Uchenna Jones: Birthing Babies and Inspiring New Runners

By Laura Anne Bird | Photography by Hillary Schave, Shot on location at Madison Youth Arts Center (MYArts)

On a Sunday morning in February 2003, a grease fire started in 22-year-old Uchenna Jones’ apartment building. As the blaze spread, she was stranded on the second floor.

Jones knew she had to save herself, so she leaped from a window. Landing in the snow below, she suffered compound fractures in her tibia and fibula. “People are supposed to be in the prime of life in their twenties, but I was fighting for mine,” she says. “I underwent nine surgeries to repair my shattered right leg and was told I wouldn’t be able to do much more than walk.”

Jones didn’t like the sound of that, so she found a personal trainer, who ultimately helped her “reclaim her body” and she fell in love with running. “For someone who wasn’t supposed to run, I’ve now completed over 80 races, consisting of 5Ks, 10Ks, half-marathons, marathons and one ultramarathon.”

When she’s not pounding the pavement in her Nikes, Brooks or Hokas, Jones has worked as a doula and registered labor and delivery nurse. She admits that she learned how to serve patients by being a patient first. Jones is also studying to be a midwife. “When a baby comes, a whole generation is birthed. I’m a guardian of life.”

Jones’ passion for holistic health and wellness inspired her to establish the Madison Gospel 5K Foundation five years ago. “This role allows me to guard life, too,” she says.

In 2019, Jones organized the foundation’s first 5K.

“I started with zero dollars in my budget, but over 200 people showed up to run and walk the route, which crossed four parks on the south side. Some were running their first race, while others were experienced athletes. We did it on our own terms.”

Since its inception, the Madison Gospel 5K has steadily grown. Jones has added prizes, a 10K, mentoring opportunities, a health fair and a meal program. She also coordinates a walking group, which meets every Saturday, regardless of weather.
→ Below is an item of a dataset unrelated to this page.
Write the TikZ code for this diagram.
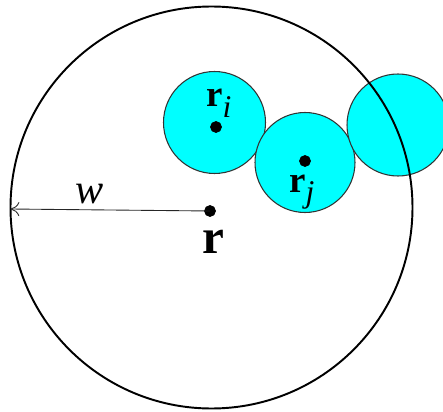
\documentclass[tikz,border=0pt]{standalone}
\usepackage{fontspec}
\setmainfont{Liberation Serif}
\usetikzlibrary{arrows.meta}
\definecolor{aqua}{RGB}{0,255,255}
\tikzset{
  bead/.style={draw=black!80, fill=aqua, line width=0.6pt},
  lbl/.style={inner sep=0pt, anchor=base west},
}
\newcommand{\sub}[2]{{\fontsize{#1}{#1}\selectfont\normalfont\itshape #2}}
\begin{document}
\begin{tikzpicture}
	\clip (0,0) rectangle (8.86,8.22);
	\coordinate (center) at (4.23,4.07);
	\coordinate (Ri) at (4.29,5.77);
	\coordinate (Rj) at (6.10,4.97);
	\coordinate (Rk) at (7.96,5.72);

    % the three beads
    \filldraw[bead] (Ri) circle (1.02);
    \filldraw[bead] (Rj) circle (1.0);
    \filldraw[bead] (Rk) circle (1.02);

    % the outer sphere
    \draw[line width=1.1pt] (center) circle (4.02);

    \filldraw (4.20,4.00) circle (0.11) coordinate (r);
    \filldraw (4.32,5.68) circle (0.11) coordinate (ri);
    \filldraw (6.10,5.00) circle (0.11) coordinate (rj);
    \coordinate (west) at (0.21,4.04);

% Draw the radius w
    \draw[line width=0.5pt, black!85, -{To[length=5pt,width=8pt]}] (r) -- (west);
    \node[lbl] (wlabel) at (1.50,4.16) {\fontsize{24}{24}\selectfont\itshape w};

    \node[lbl] (rlabel) at (4.04,3.16) {\fontsize{28}{28}\selectfont\bfseries r};
    \node[lbl] (rilabel) at (4.12,6.08) {\fontsize{21}{21}\selectfont\bfseries r\raisebox{-6pt}{\sub{18}{i}}};
    \node[lbl] (rjlabel) at (5.78,4.38) {\fontsize{21}{21}\selectfont\bfseries r\raisebox{-6pt}{\sub{18}{j}}};
\end{tikzpicture}
\end{document}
The 2024 Madison Gospel 5K is set for July 13, and Jones’ goal is to double participation from 2023. Expanding from 300 to 600 people is a significant leap, but she’s confident she can make it happen, thanks in large part to the extensive community collaborations she’s formed.

“‘Gospel’ means ‘good news,’” Jones says, patting her right leg affectionately. “And that’s what we do. We spread good news with every step we take.”